CoreLogic, a leading provider of consumer analytics, recently revealed that home prices have surged more than 12 percent from the same time a year ago. However, while having experienced significant increases, home prices remain below their peak levels of 2006 by as much as 18 percent.
Furthermore, it appears as if the market is beginning to cool off, just in time for fall. Higher mortgage rates, weak wages and tempered employment growth should force home prices to remain flat through the foreseeable future. These factors alone can serve to lower profits dramatically. As per the current trajectory of the market, and stagnant home prices, large investment firms removed themselves from the single-family rental equation.
“Investors who were buying REO [bank-owned homes] four and five years ago have the added cushion of home price appreciation to augment returns. But if you’ve been buying REO or even new homes for rent in the past year or so, the embedded home price appreciation is limited,” said a mortgage industry insider who did not want to be identified. “It is going to be very hard for investors to make money on rental fees alone. Looking at the dismal data for household formation, jobs and consumer income, it seems pretty obvious that 2013 may be the peak.”
Following the worst parts of the recession, institutional investors collectively spent approximately $20 billion on as many as 200,000 homes. While this number represents a small fraction of the housing sector, investors who retained their single-family rental units are confident in their long-term wealth potential.

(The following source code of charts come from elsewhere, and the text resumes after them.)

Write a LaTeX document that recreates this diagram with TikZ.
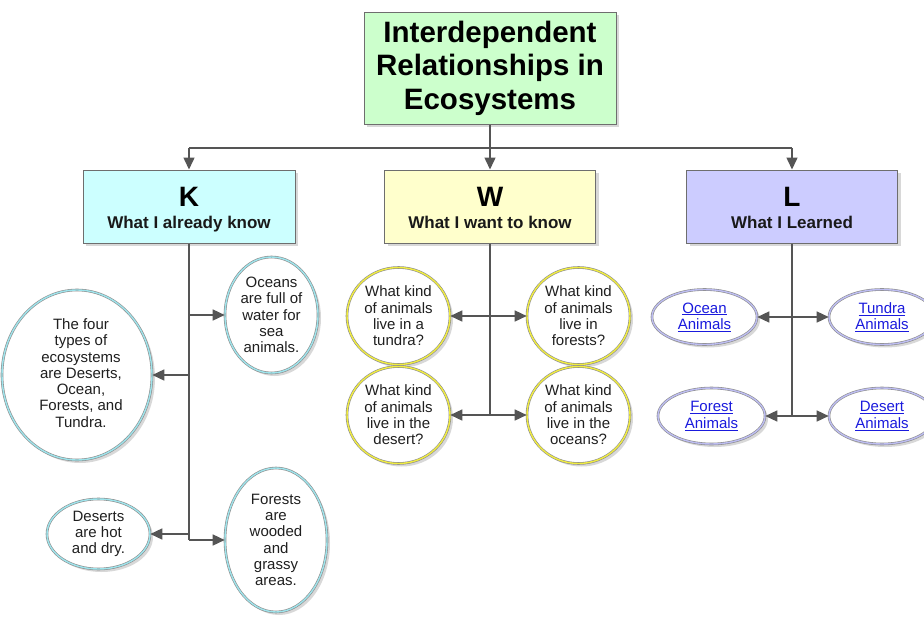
\documentclass[tikz,border=0pt]{standalone}
\usepackage{fontspec}
\setmainfont{Liberation Sans}
\usetikzlibrary{shapes.geometric,arrows.meta,shadows}
\definecolor{lncol}{HTML}{555555}
\definecolor{boxborder}{HTML}{6E6E6E}
\definecolor{titlefill}{HTML}{CCFFCC}
\definecolor{kfill}{HTML}{CCFFFF}
\definecolor{wfill}{HTML}{FFFFCC}
\definecolor{lfill}{HTML}{CCCCFF}
\definecolor{kring}{HTML}{9EE4EC}
\definecolor{wring}{HTML}{F0EC40}
\definecolor{lring}{HTML}{BDBDF2}
\definecolor{linkcol}{HTML}{1A1ADD}
\begin{document}
\begin{tikzpicture}[x=1pt,y=-1pt,
  ln/.style={draw=lncol, line width=1.5pt},
  arr/.style={ln, -{Triangle[length=12pt,width=11pt]}},
  hbox/.style={rectangle, draw=boxborder, line width=1pt, inner sep=0pt,
     drop shadow={shadow xshift=3pt, shadow yshift=-3pt, fill=black!30}},
  blob/.style={ellipse, draw=black!45, double=#1, double distance=1.4pt, line width=0.6pt,
     fill=white, inner sep=0pt,
     drop shadow={shadow xshift=3pt, shadow yshift=-3pt, fill=black!30}},
  etxt/.style={font=\fontsize{15}{16.3}\selectfont, align=center, text=black!88, inner sep=0pt},
  ltxt/.style={font=\fontsize{15}{16.3}\selectfont, align=center, text=linkcol, inner sep=0pt},
  bigl/.style={font=\fontsize{28}{30}\selectfont\bfseries, anchor=base, inner sep=0pt},
  subl/.style={font=\fontsize{17}{19}\selectfont\bfseries, anchor=base, inner sep=0pt, text=black!90}]
\useasboundingbox (0,0) rectangle (924,616);

% title
\node[hbox, fill=titlefill, minimum width=252pt, minimum height=112pt,
  font=\fontsize{29.5}{33.5}\selectfont\bfseries, align=center] (title) at (490,68)
  {Interdependent\\Relationships in\\Ecosystems};

% header boxes
\node[hbox, fill=kfill, minimum width=212pt, minimum height=73pt] (K) at (189,206.5) {};
\node[hbox, fill=wfill, minimum width=211pt, minimum height=73pt] (W) at (490,206.5) {};
\node[hbox, fill=lfill, minimum width=211pt, minimum height=73pt] (L) at (792,206.5) {};
\node[bigl] (Kl) at (189,206) {K};
\node[subl] (Kt) at (189,228) {What I already know};
\node[bigl] (Wl) at (490,206) {W};
\node[subl] (Wt) at (490,228) {What I want to know};
\node[bigl] (Ll) at (792,206) {L};
\node[subl] (Lt) at (792,228) {What I Learned};

% junctions
\coordinate (jW) at (490,148);
\coordinate (jK) at (189,148);
\coordinate (jL) at (792,148);
\draw[ln] (title.south) -- (jW);
\draw[ln] (jK) -- (jL);
\draw[arr] (jK) -- (K.north);
\draw[arr] (jW) -- (W.north);
\draw[arr] (jL) -- (L.north);

% K column
\node[blob=kring, minimum width=93pt, minimum height=116pt] (oce) at (271.5,315) {};
\node[etxt] (oceT) at (oce) {Oceans\\are full of\\water for\\sea\\animals.};
\node[blob=kring, minimum width=150pt, minimum height=170pt] (four) at (77,375) {};
\node[etxt] (fourT) at (81,373) {The four\\types of\\ecosystems\\are Deserts,\\Ocean,\\Forests, and\\Tundra.};
\node[blob=kring, minimum width=103pt, minimum height=70pt] (des) at (98.5,534) {};
\node[etxt] (desT) at (des) {Deserts\\are hot\\and dry.};
\node[blob=kring, minimum width=102pt, minimum height=144pt] (for) at (276,540) {};
\node[etxt] (forT) at (for) {Forests\\are\\wooded\\and\\grassy\\areas.};
\coordinate (kend) at (189,540);
\draw[ln] (K.south) -- (kend);
\draw[arr] (K.south |- oce) -- (oce);
\draw[arr] (K.south |- four) -- (four);
\draw[arr] (K.south |- des) -- (des);
\draw[arr] (kend) -- (for);

% W column
\node[blob=wring, minimum width=103pt, minimum height=97pt] (wt) at (398.5,316) {};
\node[etxt] (wtT) at (wt) {What kind\\of animals\\live in a\\tundra?};
\node[blob=wring, minimum width=103pt, minimum height=97pt] (wf) at (578.5,316) {};
\node[etxt] (wfT) at (wf) {What kind\\of animals\\live in\\forests?};
\node[blob=wring, minimum width=103pt, minimum height=97pt] (wd) at (398.5,415) {};
\node[etxt] (wdT) at (wd) {What kind\\of animals\\live in the\\desert?};
\node[blob=wring, minimum width=103pt, minimum height=97pt] (wo) at (578.5,415) {};
\node[etxt] (woT) at (wo) {What kind\\of animals\\live in the\\oceans?};
\coordinate (wend) at (490,415);
\draw[ln] (W.south) -- (wend);
\draw[arr] (W.south |- wt) -- (wt);
\draw[arr] (W.south |- wf) -- (wf);
\draw[arr] (wend) -- (wd);
\draw[arr] (wend) -- (wo);

% L column
\node[blob=lring, minimum width=105pt, minimum height=55pt] (lo) at (704.5,317) {};
\node[ltxt] (loT) at (lo) {\underline{Ocean}\\\underline{Animals}};
\node[blob=lring, minimum width=106pt, minimum height=55pt] (lt) at (882,317) {};
\node[ltxt] (ltT) at (lt) {\underline{Tundra}\\\underline{Animals}};
\node[blob=lring, minimum width=107pt, minimum height=56pt] (lf) at (711.5,416) {};
\node[ltxt] (lfT) at (lf) {\underline{Forest}\\\underline{Animals}};
\node[blob=lring, minimum width=106pt, minimum height=56pt] (ld) at (882,416) {};
\node[ltxt] (ldT) at (ld) {\underline{Desert}\\\underline{Animals}};
\coordinate (lend) at (792,416);
\draw[ln] (L.south) -- (lend);
\draw[arr] (L.south |- lo) -- (lo);
\draw[arr] (L.south |- lt) -- (lt);
\draw[arr] (lend) -- (lf);
\draw[arr] (lend) -- (ld);
\end{tikzpicture}
\end{document}
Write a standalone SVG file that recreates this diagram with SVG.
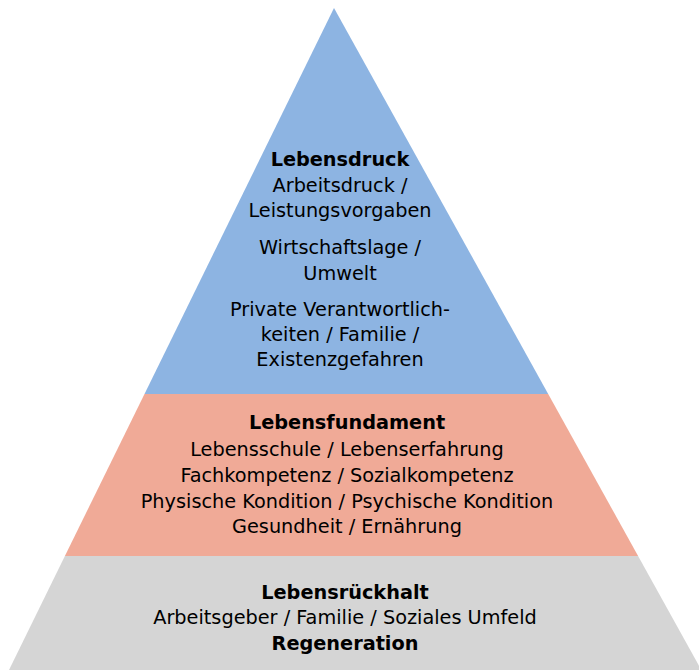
<svg xmlns="http://www.w3.org/2000/svg" width="699" height="670" viewBox="0 0 699 670">
  <style>
    text { font-family: "DejaVu Sans", Verdana, sans-serif; font-size: 19.3px; fill: #000; text-anchor: middle; }
    .b { font-weight: bold; }
  </style>
  <rect width="699" height="670" fill="#ffffff"/>
  <g id="lebensdruck">
    <polygon points="334,8 548.2,394 144.5,394" fill="#8DB4E2"/>
    <text class="b" x="340" y="166">Lebensdruck</text>
    <text x="340" y="192">Arbeitsdruck /</text>
    <text x="340" y="217">Leistungsvorgaben</text>
    <text x="340" y="254">Wirtschaftslage /</text>
    <text x="340" y="280">Umwelt</text>
    <text x="340" y="316">Private Verantwortlich-</text>
    <text x="340" y="341">keiten / Familie /</text>
    <text x="340" y="366">Existenzgefahren</text>
  </g>
  <g id="lebensfundament">
    <polygon points="144.5,394 548.2,394 638.1,556 64.9,556" fill="#F0AA97"/>
    <text class="b" x="347" y="429">Lebensfundament</text>
    <text x="347" y="456">Lebensschule / Lebenserfahrung</text>
    <text x="347" y="482">Fachkompetenz / Sozialkompetenz</text>
    <text x="347" y="508">Physische Kondition / Psychische Kondition</text>
    <text x="347" y="533">Gesundheit / Ernährung</text>
  </g>
  <g id="lebensrueckhalt">
    <polygon points="64.9,556 638.1,556 701.4,670 9,670" fill="#D5D5D5"/>
    <text class="b" x="345" y="599">Lebensrückhalt</text>
    <text x="345" y="624">Arbeitsgeber / Familie / Soziales Umfeld</text>
    <text class="b" x="345" y="650">Regeneration</text>
  </g>
</svg>
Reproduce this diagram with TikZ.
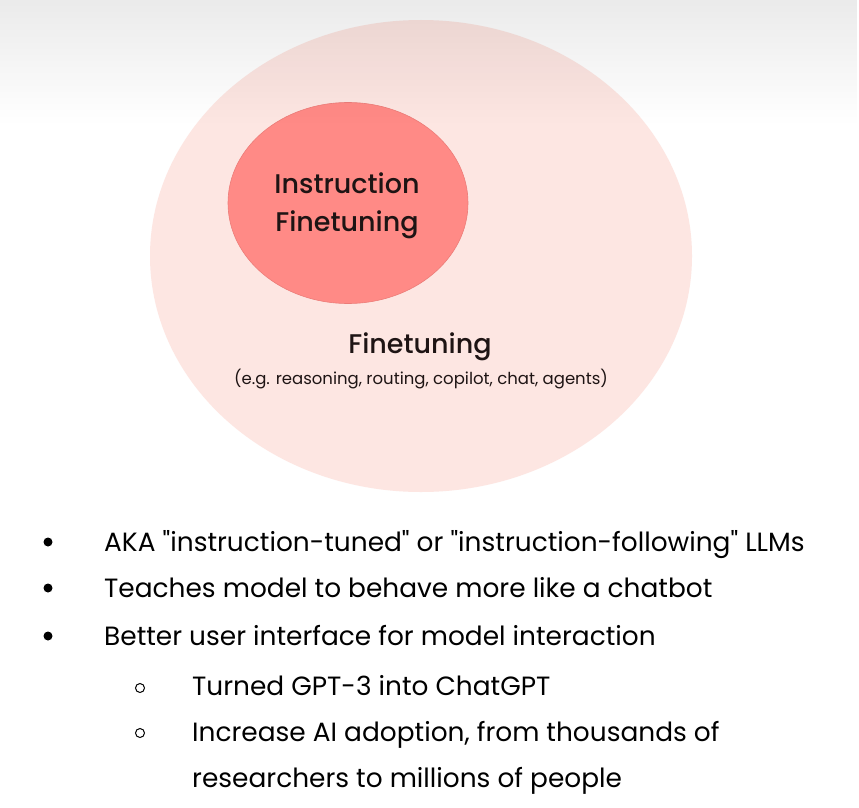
\documentclass[tikz,border=0pt]{standalone}
\usepackage{fontspec}
\setmainfont{Poppins}
\newfontfamily\popmed{Poppins Medium}
\usetikzlibrary{shapes.geometric,positioning,fadings}
\definecolor{outerpink}{HTML}{FDE6E2}
\definecolor{innerred}{HTML}{FF8A86}
\definecolor{innerline}{HTML}{EC7C78}
\definecolor{labeltext}{HTML}{1E1414}
\tikzfading[name=topfade, top color=transparent!92, bottom color=transparent!100]

\begin{document}
\begin{tikzpicture}[x=1pt, y=-1pt,
    circlabel/.style={align=center, font=\popmed\fontsize{27}{38}\selectfont, text=labeltext},
    bullettext/.style={anchor=base west, inner sep=0pt, font=\fontsize{26.4}{30}\selectfont},
    dotbullet/.style={circle, fill=black, inner sep=0pt, minimum size=9pt},
    ringbullet/.style={circle, draw=black, line width=1pt, inner sep=0pt, minimum size=9pt}]
    \useasboundingbox (0,0) rectangle (859,808);
    \fill[white] (0,0) rectangle (859,808);

    % Circles
    \node (outer) [ellipse, fill=outerpink, minimum width=542pt, minimum height=472pt] at (421,256) {};
    \node (inner) [ellipse, fill=innerred, draw=innerline, line width=0.6pt, minimum width=240pt, minimum height=201pt] at (348,203) {};
    \fill[black, path fading=topfade] (0,0) rectangle (859,125);

    % Labels
    \node (inlabel) [circlabel] at (347,206) {Instruction\\Finetuning};
    \node (outlabel) [circlabel] at (420,347) {Finetuning};
    \node (examples) [font=\fontsize{16.5}{20}\selectfont, text=labeltext] at (421,379) {(e.g. reasoning, routing, copilot, chat, agents)};

    % Bullets
    \node (b1) [dotbullet] at (48,542) {};
    \node (t1) [bullettext] at (104,551) {AKA \textquotedbl instruction-tuned\textquotedbl{} or \textquotedbl instruction-following\textquotedbl{} LLMs};
    \node (b2) [dotbullet] at (48,588) {};
    \node (t2) [bullettext] at (104,597) {Teaches model to behave more like a chatbot};
    \node (b3) [dotbullet] at (48,636) {};
    \node (t3) [bullettext] at (104,645) {Better user interface for model interaction};
    \node (s1) [ringbullet] at (140,688) {};
    \node (u1) [bullettext] at (192,695) {Turned GPT-3 into ChatGPT};
    \node (s2) [ringbullet] at (140,733) {};
    \node (u2) [bullettext] at (192,741) {Increase AI adoption, from thousands of};
    \node (u3) [bullettext] at (192,787) {researchers to millions of people};
\end{tikzpicture}
\end{document}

“We don’t see it as a trade; we see it as a business,” said Justin Chang of California-based Colony Capital. Colony owns over 15,000 homes and is buying at a rate of about 1,000 homes per month. “There is plenty to buy,” added Chang.
While each is exercising their right to invest how they see fit, each strategy may make sense for their particular situation. Institutional investors may be better positioned in the rental market because they can deliver ongoing dividends through rental revenue, while private companies may be looking to see their biggest returns by reselling the homes. The only real difference has been relegated to the preference of short and long-term investment strategies.